--- BEGIN Source excerpt ---

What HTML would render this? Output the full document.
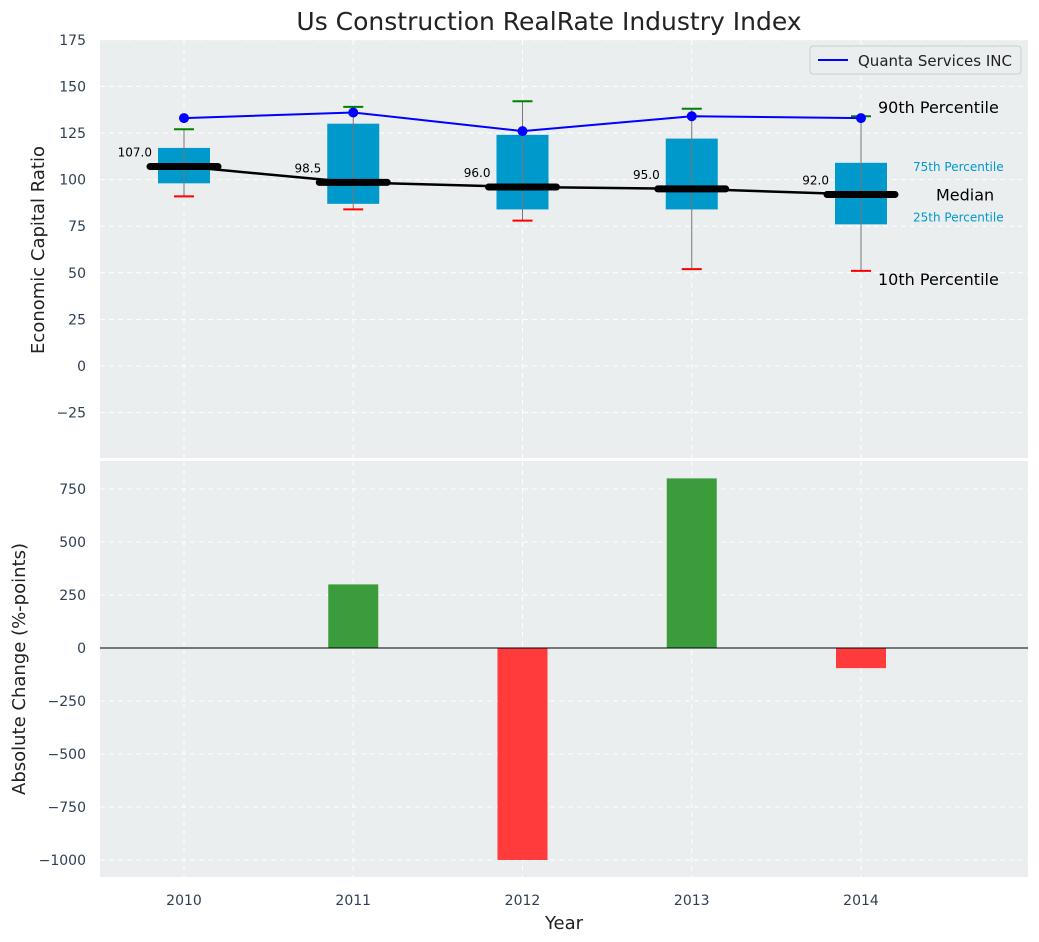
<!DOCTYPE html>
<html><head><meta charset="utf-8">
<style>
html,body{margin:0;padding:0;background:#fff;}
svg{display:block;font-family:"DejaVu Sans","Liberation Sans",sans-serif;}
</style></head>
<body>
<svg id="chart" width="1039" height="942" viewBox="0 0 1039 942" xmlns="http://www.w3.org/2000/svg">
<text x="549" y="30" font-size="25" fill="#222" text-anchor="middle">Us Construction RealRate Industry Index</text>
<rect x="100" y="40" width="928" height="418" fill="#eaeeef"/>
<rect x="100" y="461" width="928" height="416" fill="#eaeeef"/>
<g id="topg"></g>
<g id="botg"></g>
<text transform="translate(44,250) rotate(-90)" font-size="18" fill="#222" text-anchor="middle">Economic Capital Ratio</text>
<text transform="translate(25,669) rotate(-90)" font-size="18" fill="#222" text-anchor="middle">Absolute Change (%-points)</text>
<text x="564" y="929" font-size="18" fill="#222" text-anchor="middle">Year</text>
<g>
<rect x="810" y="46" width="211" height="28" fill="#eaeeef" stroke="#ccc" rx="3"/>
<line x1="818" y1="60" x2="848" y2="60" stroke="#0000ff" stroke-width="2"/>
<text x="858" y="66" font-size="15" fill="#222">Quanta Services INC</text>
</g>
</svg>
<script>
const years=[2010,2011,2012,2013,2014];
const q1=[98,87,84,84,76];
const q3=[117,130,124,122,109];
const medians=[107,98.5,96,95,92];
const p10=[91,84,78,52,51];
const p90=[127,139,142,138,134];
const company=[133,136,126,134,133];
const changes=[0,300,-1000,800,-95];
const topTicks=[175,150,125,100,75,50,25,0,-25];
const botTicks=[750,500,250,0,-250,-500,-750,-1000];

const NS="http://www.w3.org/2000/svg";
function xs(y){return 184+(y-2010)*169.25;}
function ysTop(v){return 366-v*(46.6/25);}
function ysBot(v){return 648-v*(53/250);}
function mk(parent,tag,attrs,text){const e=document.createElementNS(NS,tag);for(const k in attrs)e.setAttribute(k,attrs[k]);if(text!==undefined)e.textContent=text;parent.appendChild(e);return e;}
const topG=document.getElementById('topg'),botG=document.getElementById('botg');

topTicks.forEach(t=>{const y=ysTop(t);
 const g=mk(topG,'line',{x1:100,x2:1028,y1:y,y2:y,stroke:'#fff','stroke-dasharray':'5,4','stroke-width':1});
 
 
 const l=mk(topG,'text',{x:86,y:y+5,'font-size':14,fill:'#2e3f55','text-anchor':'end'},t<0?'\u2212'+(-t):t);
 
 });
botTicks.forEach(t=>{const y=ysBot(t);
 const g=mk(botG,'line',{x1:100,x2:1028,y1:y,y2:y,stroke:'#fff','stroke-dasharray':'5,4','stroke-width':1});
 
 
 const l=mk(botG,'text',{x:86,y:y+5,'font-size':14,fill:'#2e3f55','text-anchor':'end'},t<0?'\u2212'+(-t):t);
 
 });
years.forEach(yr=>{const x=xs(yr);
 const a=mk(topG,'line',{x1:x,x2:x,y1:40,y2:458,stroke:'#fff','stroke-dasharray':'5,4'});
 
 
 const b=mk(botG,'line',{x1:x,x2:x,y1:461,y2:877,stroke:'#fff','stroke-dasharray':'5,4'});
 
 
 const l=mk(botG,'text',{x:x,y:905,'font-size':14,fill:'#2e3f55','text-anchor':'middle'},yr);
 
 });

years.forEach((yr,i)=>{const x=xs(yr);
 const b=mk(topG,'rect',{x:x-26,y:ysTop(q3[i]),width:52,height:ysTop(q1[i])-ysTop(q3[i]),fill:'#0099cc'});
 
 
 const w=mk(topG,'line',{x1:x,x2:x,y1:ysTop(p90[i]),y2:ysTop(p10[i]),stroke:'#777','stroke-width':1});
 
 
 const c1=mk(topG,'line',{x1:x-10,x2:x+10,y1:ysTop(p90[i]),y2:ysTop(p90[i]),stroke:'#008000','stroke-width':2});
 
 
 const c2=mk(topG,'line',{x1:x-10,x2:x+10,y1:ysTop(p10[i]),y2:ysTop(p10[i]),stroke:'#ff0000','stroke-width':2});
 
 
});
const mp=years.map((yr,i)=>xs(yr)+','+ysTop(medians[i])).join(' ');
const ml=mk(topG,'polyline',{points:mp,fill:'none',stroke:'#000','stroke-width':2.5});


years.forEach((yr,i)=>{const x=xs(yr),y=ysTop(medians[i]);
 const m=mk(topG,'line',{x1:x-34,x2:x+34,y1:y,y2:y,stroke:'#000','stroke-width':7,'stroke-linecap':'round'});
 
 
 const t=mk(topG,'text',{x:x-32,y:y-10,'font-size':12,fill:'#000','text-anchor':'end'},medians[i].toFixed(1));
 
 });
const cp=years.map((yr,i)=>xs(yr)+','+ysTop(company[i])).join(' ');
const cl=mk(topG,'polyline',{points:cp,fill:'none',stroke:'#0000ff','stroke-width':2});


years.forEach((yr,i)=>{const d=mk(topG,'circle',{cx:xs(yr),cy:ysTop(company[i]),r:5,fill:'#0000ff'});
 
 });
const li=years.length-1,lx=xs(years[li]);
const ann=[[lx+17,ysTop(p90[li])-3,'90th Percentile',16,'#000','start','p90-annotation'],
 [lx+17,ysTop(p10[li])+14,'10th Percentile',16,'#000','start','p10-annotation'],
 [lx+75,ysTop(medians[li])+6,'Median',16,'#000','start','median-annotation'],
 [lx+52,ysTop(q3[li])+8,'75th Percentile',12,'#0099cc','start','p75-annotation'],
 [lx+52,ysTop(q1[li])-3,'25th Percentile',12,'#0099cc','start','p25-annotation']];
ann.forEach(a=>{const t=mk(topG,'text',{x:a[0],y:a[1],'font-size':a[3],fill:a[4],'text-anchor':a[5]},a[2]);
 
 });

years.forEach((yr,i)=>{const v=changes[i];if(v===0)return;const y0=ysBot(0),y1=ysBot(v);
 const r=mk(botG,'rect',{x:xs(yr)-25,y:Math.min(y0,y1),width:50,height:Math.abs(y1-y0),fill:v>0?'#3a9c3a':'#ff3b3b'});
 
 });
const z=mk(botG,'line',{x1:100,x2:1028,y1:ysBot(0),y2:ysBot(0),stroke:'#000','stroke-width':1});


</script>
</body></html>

--- END Source excerpt ---

- **What to produce**:
Determine how many of the lines above hold the word "document", and output that number by itself.

- **Solution to the problem**:
3